AB genelinde şok etkisi yaratan bir hareketle, İngiltere'nin 2016'da AB'den ayrılması yönünde oy kullandı ve ayrılma koşullarına ilişkin bir dizi yoğun müzakerede yer aldı.
Barnier, AB müzakere ekibine liderlik etmekle görevlendirildi ve bu rol ona hem İngiltere'de hem de Brüksel ekseninde büyük bir görünürlük sağladı.
Hem İngiltere'nin AB'den çıkışını hem de iki ülke arasındaki gelecekteki ilişkiyi kapsayan yaklaşık beş yıllık Brexit görüşmelerini yürütmesi, AB çevrelerinde kendisine büyük övgü ve hayranlık kazandırdı.
Bununla birlikte, kısa süre sonra hedefini Fransa siyasetine çevirdi.
Barnier 2021 yılında, 2022'de yapılacak Fransa cumhurbaşkanlığı seçimlerinde aday olacağını açıkladı, ancak liberal-muhafazakar Cumhuriyetçi partiden yeterli desteği alamadı ve bunun yerine Valérie Pécresse'i tercih edildi.
Bölünmüş bir parlamento
Şimdi ise Barnier, Fransa'nın en yüksek ikinci makamı için aday durumunda.

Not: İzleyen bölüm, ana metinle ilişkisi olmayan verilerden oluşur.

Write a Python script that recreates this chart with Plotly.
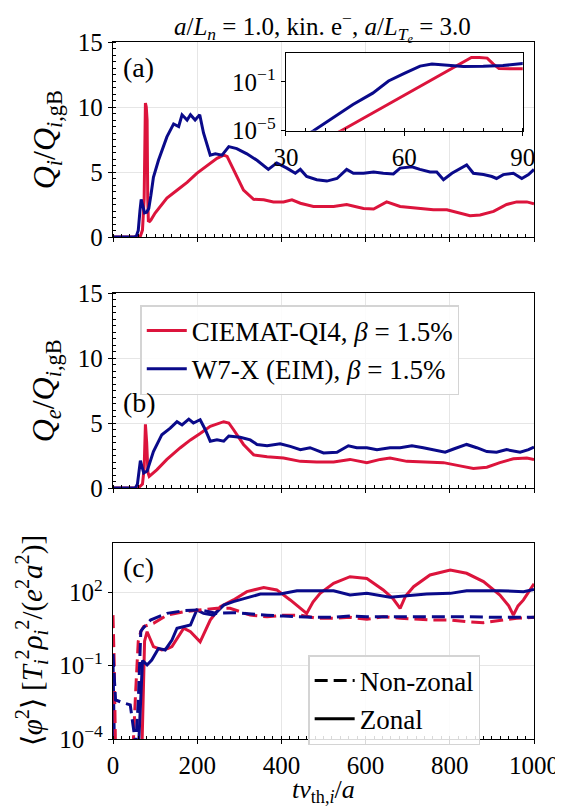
import plotly.graph_objects as go

# ---------------- data ----------------
# Panel (a): ion heat flux Q_i / Q_i,gB
t_qi_ciemat = [0, 30, 44, 50, 55, 60, 65, 70, 74, 77, 79, 81, 82.5, 84, 87, 90,
               100, 128, 152, 176, 199, 223, 247, 263, 271, 286, 310, 334, 358,
               381, 405, 425, 445, 476, 524, 555, 595, 619, 650, 682, 722, 761,
               793, 824, 848, 872, 904, 935, 959, 983, 1000]
qi_ciemat = [1e-9, 3e-8, 1e-5, 1.26e-4, 1e-3, 8.1e-3, 6.6e-2, 0.53, 2.9, 10.3, 10.0,
             9.0, 3.0, 1.25, 1.2, 1.3,
             1.84, 3.0, 3.6, 4.2, 4.9, 5.5, 6.05, 6.3, 6.2, 5.2, 3.6, 2.9, 2.86,
             2.7, 2.7, 2.86, 2.6, 2.35, 2.35, 2.5, 2.2, 2.15, 2.7, 2.35, 2.2, 2.1,
             2.1, 1.84, 1.64, 1.7, 1.97, 2.5, 2.7, 2.7, 2.55]

t_qi_w7x = [0, 30, 37, 42, 47, 52, 56, 60, 64, 67, 70, 75, 80, 85, 90, 96, 108, 128,
            144, 156, 164, 176, 184, 195, 206, 215, 231, 243, 259, 275, 294, 318,
            342, 358, 369, 389, 413, 433, 445, 460, 484, 508, 532, 555, 571, 595,
            619, 642, 666, 682, 710, 729, 753, 769, 785, 805, 820, 840, 856, 880,
            900, 911, 927, 951, 971, 987, 1000]
qi_w7x = [1e-9, 4e-7, 1e-5, 1.1e-4, 1.4e-3, 1.2e-2, 0.12, 0.5, 2.0, 2.9, 2.5, 1.85,
          1.9, 2.2, 3.2, 4.6, 5.9, 7.7, 8.7, 8.5, 9.4, 9.0, 9.4, 9.0, 9.4, 8.0, 6.3,
          6.4, 6.3, 6.95, 6.8, 6.4, 5.9, 5.5, 5.2, 5.7, 5.3, 4.9, 5.2, 4.65, 4.4,
          4.3, 4.5, 5.2, 4.9, 4.9, 5.0, 4.9, 4.85, 5.3, 5.4, 5.2, 5.0, 5.0, 4.4,
          4.9, 5.2, 5.55, 4.9, 4.8, 4.65, 4.5, 4.8, 4.9, 4.5, 4.8, 5.2]

# Panel (b): electron heat flux Q_e / Q_i,gB
t_qe_ciemat = [0, 60, 70, 74, 77, 80, 83, 86, 104, 128, 160, 184, 207, 231, 263,
               275, 286, 310, 334, 366, 405, 445, 484, 524, 563, 603, 635, 658,
               698, 737, 785, 824, 856, 888, 919, 951, 983, 1000]
qe_ciemat = [0, 0, 0.3, 1.5, 4.9, 3.5, 1.2, 0.9, 1.4, 2.2, 3.1, 3.7, 4.2, 4.75, 5.1,
             5.0, 4.5, 3.35, 2.55, 2.4, 2.3, 2.05, 2.0, 2.0, 2.2, 1.95, 2.2, 2.3,
             2.05, 2.0, 1.95, 1.7, 1.5, 1.6, 1.95, 2.25, 2.3, 2.2]

t_qe_w7x = [0, 53, 58, 65, 73, 81, 96, 116, 136, 152, 164, 180, 191, 207, 219, 231,
            247, 263, 275, 302, 326, 342, 366, 397, 421, 445, 468, 500, 532, 559,
            579, 603, 627, 658, 682, 710, 737, 761, 789, 809, 840, 864, 888, 911,
            935, 967, 987, 1000]
qe_w7x = [0, 0, 0.3, 2.1, 1.15, 1.3, 2.8, 4.1, 4.6, 5.1, 4.85, 5.3, 5.0, 5.25, 4.5,
          3.6, 3.7, 3.6, 4.0, 3.9, 3.7, 3.35, 3.25, 3.4, 3.2, 2.95, 3.1, 2.7, 2.75,
          3.25, 3.1, 3.1, 2.95, 3.1, 3.1, 3.25, 3.1, 2.95, 2.75, 3.0, 3.35, 3.1,
          2.8, 2.75, 2.95, 2.75, 2.95, 3.15]

# Panel (c): <phi^2>, zonal and non-zonal
t_zon_ciemat = [0, 60, 69, 75, 81, 90, 96, 116, 130, 140, 155, 168, 184, 207, 231,
                255, 286, 318, 358, 389, 421, 445, 460, 475, 492, 524, 563, 603,
                642, 665, 682, 695, 714, 753, 801, 840, 880, 919, 940, 951, 962,
                975, 1000]
zon_ciemat = [1e-6, 1e-6, 6e-5, 1.0, 2.45, 1.0, 0.60, 0.44, 0.5, 0.60, 1.6, 3.4,
              2.45, 0.95, 7.4, 25.7, 49, 107, 158, 126, 49, 22, 13.8, 40, 91, 234,
              437, 372, 126, 56, 22, 71, 170, 513, 813, 603, 275, 78, 28, 11.7, 28,
              49, 224]

t_zon_w7x = [0, 2, 4, 58, 61, 70, 76, 81, 92, 108, 124, 140, 152, 184, 199, 215,
             239, 263, 286, 318, 350, 397, 437, 476, 524, 563, 603, 658, 698, 745,
             801, 840, 919, 975, 1000]
zon_w7x = [0.16, 3.2e-3, 1e-5, 1e-5, 6e-5, 0.16, 0.126, 0.107, 0.17, 0.51, 0.44,
           1.12, 3.4, 4.6, 19, 13.8, 11.7, 30, 42, 58, 85, 85, 117, 117, 117, 78,
           91, 63, 71, 85, 91, 117, 117, 107, 132]

t_nz_ciemat = [0, 3, 6, 48, 54, 60, 66, 73, 96, 128, 168, 207, 247, 278, 326, 366,
               405, 445, 484, 524, 563, 603, 642, 682, 761, 801, 840, 880, 919,
               959, 1000]
nz_ciemat = [11.7, 0.1, 3e-5, 6e-5, 1e-2, 1.0, 2.5, 4.0, 5.4, 11.7, 16.2, 19, 22.4,
             22.4, 11.7, 10, 11.7, 11.7, 8.7, 8.7, 9.5, 7.9, 10, 8.7, 7.4, 7.4,
             6.3, 5.75, 6.9, 8.7, 9.5]

t_nz_w7x = [0, 3, 6, 20, 41, 48, 54, 60, 66, 70, 89, 128, 168, 207, 247, 286, 326,
            366, 405, 445, 484, 524, 563, 603, 682, 761, 840, 919, 1000]
nz_w7x = [0.3, 0.016, 4e-3, 3.2e-3, 2.5e-3, 3.2e-4, 6e-5, 3.2e-3, 2.5, 3.2, 7.4,
          13.8, 17.8, 19, 13.8, 14.8, 12.9, 11.7, 10.7, 10, 9.5, 9.5, 10.7, 10, 10,
          10.7, 10, 9.5, 9.5]

x_ticks = [0, 200, 400, 600, 800, 1000]
q_ticks = [0, 5, 10, 15]
phi_ticks = [1e-4, 1e-1, 1e2]
phi_ticktext = ["10<sup>−4</sup>", "10<sup>−1</sup>", "10<sup>2</sup>"]
inset_xticks = [30, 60, 90]
inset_yticks = [1e-5, 1e-1]
inset_yticktext = ["10<sup>−5</sup>", "10<sup>−1</sup>"]

label_ciemat = "CIEMAT-QI4, <i>β</i> = 1.5%"
label_w7x = "W7-X (EIM), <i>β</i> = 1.5%"

# ---------------- style / layout helpers ----------------
RED = "#DC143C"
BLUE = "#0A0A8A"
LW = 3
FONT = "Liberation Serif"
DASH = "13px,6px"

OFF = 8          # default page body margin
W, H = 563, 810
AX_L, AX_R = 112.7, 534.0   # window pixel positions of plot-area edges


def fx(X):
    return (X - AX_L) / (AX_R - AX_L)


def fy(Y):
    return 1 - (Y - OFF) / H


fig = go.Figure()

# panel (a)
fig.add_trace(go.Scatter(x=t_qi_ciemat, y=qi_ciemat, mode="lines", name=label_ciemat,
                         line=dict(color=RED, width=LW), xaxis="x", yaxis="y",
                         legend="legend"))
fig.add_trace(go.Scatter(x=t_qi_w7x, y=qi_w7x, mode="lines", name=label_w7x,
                         line=dict(color=BLUE, width=LW), xaxis="x", yaxis="y",
                         legend="legend"))
# panel (b)
fig.add_trace(go.Scatter(x=t_qe_ciemat, y=qe_ciemat, mode="lines", showlegend=False,
                         line=dict(color=RED, width=LW), xaxis="x2", yaxis="y2"))
fig.add_trace(go.Scatter(x=t_qe_w7x, y=qe_w7x, mode="lines", showlegend=False,
                         line=dict(color=BLUE, width=LW), xaxis="x2", yaxis="y2"))
# panel (c)
fig.add_trace(go.Scatter(x=t_zon_ciemat, y=zon_ciemat, mode="lines", showlegend=False,
                         line=dict(color=RED, width=LW), xaxis="x3", yaxis="y3"))
fig.add_trace(go.Scatter(x=t_zon_w7x, y=zon_w7x, mode="lines", showlegend=False,
                         line=dict(color=BLUE, width=LW), xaxis="x3", yaxis="y3"))
fig.add_trace(go.Scatter(x=t_nz_ciemat, y=nz_ciemat, mode="lines", showlegend=False,
                         line=dict(color=RED, width=LW, dash=DASH), xaxis="x3", yaxis="y3"))
fig.add_trace(go.Scatter(x=t_nz_w7x, y=nz_w7x, mode="lines", showlegend=False,
                         line=dict(color=BLUE, width=LW, dash=DASH), xaxis="x3", yaxis="y3"))
fig.add_trace(go.Scatter(x=[None], y=[None], mode="lines", name="Non-zonal",
                         line=dict(color="black", width=LW, dash=DASH),
                         xaxis="x3", yaxis="y3", legend="legend2"))
fig.add_trace(go.Scatter(x=[None], y=[None], mode="lines", name="Zonal",
                         line=dict(color="black", width=LW),
                         xaxis="x3", yaxis="y3", legend="legend2"))
# inset
fig.add_trace(go.Scatter(x=t_qi_ciemat, y=qi_ciemat, mode="lines", showlegend=False,
                         line=dict(color=RED, width=LW), xaxis="x4", yaxis="y4"))
fig.add_trace(go.Scatter(x=t_qi_w7x, y=qi_w7x, mode="lines", showlegend=False,
                         line=dict(color=BLUE, width=LW), xaxis="x4", yaxis="y4"))

tickfont = dict(family=FONT, size=25, color="black")
common = dict(showline=True, mirror=True, linecolor="black", linewidth=1.3,
              ticks="outside", ticklen=4, tickwidth=1.2, tickcolor="black",
              tickfont=tickfont, zeroline=False, gridcolor="#e6e6e6", gridwidth=1,
              automargin=False)


def xax(show_labels, anchor):
    return dict(common, domain=[0, 1], range=[0, 1000], tickvals=x_ticks,
                showticklabels=show_labels, anchor=anchor, showgrid=True,
                minor=dict(dtick=20, ticks="inside", ticklen=2.5, tickcolor="black",
                           showgrid=False))


def yq(top, bottom, anchor):
    return dict(common, domain=[fy(bottom), fy(top)], range=[0, 15], tickvals=q_ticks,
                anchor=anchor, showgrid=True,
                minor=dict(dtick=0.5, ticks="inside", ticklen=2.5, tickcolor="black",
                           showgrid=False))


fig.update_layout(
    width=W, height=H,
    margin=dict(l=AX_L - OFF, r=W - (AX_R - OFF), t=0, b=0, autoexpand=False),
    paper_bgcolor="white", plot_bgcolor="white",
    font=dict(family=FONT, size=24, color="black"),
    xaxis=xax(False, "y"),
    yaxis=yq(42, 237, "x"),
    xaxis2=xax(False, "y2"),
    yaxis2=yq(293, 488, "x2"),
    xaxis3=xax(True, "y3"),
    yaxis3=dict(common, domain=[fy(739), fy(543)], type="log",
                range=[-4, 4.02], tickvals=phi_ticks, ticktext=phi_ticktext,
                anchor="x3", showgrid=True),
    xaxis4=dict(common, domain=[fx(285.7), fx(522.7)],
                range=[30, 90], tickvals=inset_xticks, anchor="y4", showgrid=False,
                minor=dict(dtick=5, ticks="inside", ticklen=2.5, tickcolor="black")),
    yaxis4=dict(common, domain=[fy(130.7), fy(53.3)], type="log",
                range=[-5, 1.35], tickvals=inset_yticks, ticktext=inset_yticktext,
                anchor="x4", showgrid=False),
    legend=dict(x=fx(140), y=fy(305), xanchor="left", yanchor="top",
                bgcolor="rgba(255,255,255,0.85)", bordercolor="#d4d4d4", borderwidth=1.5,
                font=dict(family=FONT, size=27), tracegroupgap=0, itemwidth=40),
    legend2=dict(x=fx(308), y=fy(655), xanchor="left", yanchor="top",
                 bgcolor="rgba(255,255,255,0.85)", bordercolor="#d4d4d4", borderwidth=1.5,
                 font=dict(family=FONT, size=27), tracegroupgap=0, itemwidth=40),
)

ann = dict(xref="paper", yref="paper", showarrow=False, font=dict(family=FONT, size=28))
fig.add_annotation(ann, x=fx(322), y=fy(27), xanchor="center", yanchor="middle",
                   font=dict(family=FONT, size=25),
                   text="<i>a</i>/<i>L<sub>n</sub></i> = 1.0, kin. e<sup>−</sup>, "
                        "<i>a</i>/<i>L<sub>T<sub>e</sub></sub></i> = 3.0")
fig.add_annotation(ann, x=fx(121), y=fy(67), xanchor="left", yanchor="middle", text="(a)")
fig.add_annotation(ann, x=fx(121), y=fy(403), xanchor="left", yanchor="middle", text="(b)")
fig.add_annotation(ann, x=fx(121), y=fy(567), xanchor="left", yanchor="middle", text="(c)")
fig.add_annotation(ann, x=fx(46), y=fy(140), textangle=-90,
                   xanchor="center", yanchor="middle", font=dict(family=FONT, size=32),
                   text="<i>Q<sub>i</sub></i>/<i>Q</i><sub><i>i</i>,gB</sub>")
fig.add_annotation(ann, x=fx(46), y=fy(391), textangle=-90,
                   xanchor="center", yanchor="middle", font=dict(family=FONT, size=32),
                   text="<i>Q<sub>e</sub></i>/<i>Q</i><sub><i>i</i>,gB</sub>")
fig.add_annotation(ann, x=fx(31), y=fy(641), textangle=-90,
                   xanchor="center", yanchor="middle", font=dict(family=FONT, size=29),
                   text="⟨<i>φ</i><sup>2</sup>⟩ [<i>T</i><sub><i>i</i></sub><sup>2</sup>"
                        "<i>ρ</i><sub><i>i</i></sub><sup>2</sup>/(<i>e</i><sup>2</sup>"
                        "<i>a</i><sup>2</sup>)]")
fig.add_annotation(ann, x=fx(323), y=fy(791), xanchor="center", yanchor="middle",
                   font=dict(family=FONT, size=26),
                   text="<i>tv</i><sub>th,<i>i</i></sub>/<i>a</i>")

fig.write_html("out.html")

Temmuz ayındaki erken gelen seçimler sonucunda Ulusal Meclis neredeyse birbirine eşit üç bloğa bölünmüş durumda: Sol ittifak Yeni Halk Cephesi (NFP), Macron'un merkezci Ensemble ittifakı ve aşırı sağcı Ulusal Birlik (RN) partisi.

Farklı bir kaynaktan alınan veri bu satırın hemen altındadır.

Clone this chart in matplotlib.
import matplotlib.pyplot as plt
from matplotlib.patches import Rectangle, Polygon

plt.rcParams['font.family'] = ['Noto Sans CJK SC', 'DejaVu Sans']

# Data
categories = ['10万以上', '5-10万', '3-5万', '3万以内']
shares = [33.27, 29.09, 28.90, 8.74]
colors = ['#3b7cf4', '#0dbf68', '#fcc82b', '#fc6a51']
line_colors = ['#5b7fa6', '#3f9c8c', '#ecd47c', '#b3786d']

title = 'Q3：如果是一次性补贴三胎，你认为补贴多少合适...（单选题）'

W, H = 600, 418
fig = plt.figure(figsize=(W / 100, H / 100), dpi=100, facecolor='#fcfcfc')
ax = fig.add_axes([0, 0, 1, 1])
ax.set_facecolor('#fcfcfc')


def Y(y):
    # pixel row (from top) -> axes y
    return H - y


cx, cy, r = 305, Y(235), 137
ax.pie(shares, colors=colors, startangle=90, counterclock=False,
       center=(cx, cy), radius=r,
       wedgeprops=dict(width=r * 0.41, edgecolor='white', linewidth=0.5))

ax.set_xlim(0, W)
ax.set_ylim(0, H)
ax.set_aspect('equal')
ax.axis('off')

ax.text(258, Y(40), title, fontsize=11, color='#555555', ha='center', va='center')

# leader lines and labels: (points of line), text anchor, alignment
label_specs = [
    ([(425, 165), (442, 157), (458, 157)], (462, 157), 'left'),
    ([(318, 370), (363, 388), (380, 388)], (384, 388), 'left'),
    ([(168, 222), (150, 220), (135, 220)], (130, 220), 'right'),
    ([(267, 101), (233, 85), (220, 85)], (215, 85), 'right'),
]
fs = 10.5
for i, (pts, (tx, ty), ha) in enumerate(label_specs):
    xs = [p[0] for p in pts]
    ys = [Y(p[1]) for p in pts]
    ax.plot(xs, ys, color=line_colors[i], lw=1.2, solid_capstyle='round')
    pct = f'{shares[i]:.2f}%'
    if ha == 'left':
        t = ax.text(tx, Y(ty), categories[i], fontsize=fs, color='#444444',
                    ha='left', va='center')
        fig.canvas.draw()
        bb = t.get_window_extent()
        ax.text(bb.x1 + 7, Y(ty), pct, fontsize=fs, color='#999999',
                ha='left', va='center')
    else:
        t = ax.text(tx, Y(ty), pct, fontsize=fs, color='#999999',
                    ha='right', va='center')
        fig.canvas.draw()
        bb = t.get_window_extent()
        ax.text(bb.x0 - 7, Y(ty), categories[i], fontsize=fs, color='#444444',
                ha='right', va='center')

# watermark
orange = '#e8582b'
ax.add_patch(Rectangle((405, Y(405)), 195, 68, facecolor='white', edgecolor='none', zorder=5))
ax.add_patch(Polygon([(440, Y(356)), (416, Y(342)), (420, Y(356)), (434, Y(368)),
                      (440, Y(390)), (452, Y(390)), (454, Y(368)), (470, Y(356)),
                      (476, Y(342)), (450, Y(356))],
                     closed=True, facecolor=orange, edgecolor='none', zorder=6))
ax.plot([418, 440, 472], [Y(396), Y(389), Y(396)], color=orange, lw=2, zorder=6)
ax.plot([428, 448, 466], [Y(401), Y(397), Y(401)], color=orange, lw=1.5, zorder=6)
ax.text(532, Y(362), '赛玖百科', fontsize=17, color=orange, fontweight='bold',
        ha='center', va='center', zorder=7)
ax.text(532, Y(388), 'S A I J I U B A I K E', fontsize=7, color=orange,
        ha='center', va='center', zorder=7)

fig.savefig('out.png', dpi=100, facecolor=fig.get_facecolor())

Ulusal Meclis'in yapısı göz önüne alındığında, Cumhurbaşkanı kendisine "mümkün olan en geniş ve en istikrarlı çoğunluğu" toplayabilecek bir başbakan bulma görevini vermişti.
Sol tandanslı Boyun Eğmeyen Fransa'nın ("La France Insoumise" - LFI) lideri Jean-Luc Mélenchon, Elysée tarafından yapılan duyurunun hemen ardından yaptığı açıklamada, Macron'un bu kararıyla, "halkın egemenliğine ve sandıktan çıkan tercihe saygı duymayı reddettiğini" belirtti.
Aşırı sağcı Ulusal Birlik Partisi'nden (RN) Jordan Bardella, partinin Barnier'nin "Fransa demokrasisine yakışmayan” bir bekleyişin ardından atanmasını “kabul ettiğini” söyleyerek gelinen noktaya tepki gösterdi.
Barnier'in göreve başlaması halinde yapması gereken çok iş var gibi görünse de, ilk büyük görevi parlamentoda yeterli desteği alarak güven oylamasını atlatıp göreve başlamak olacak.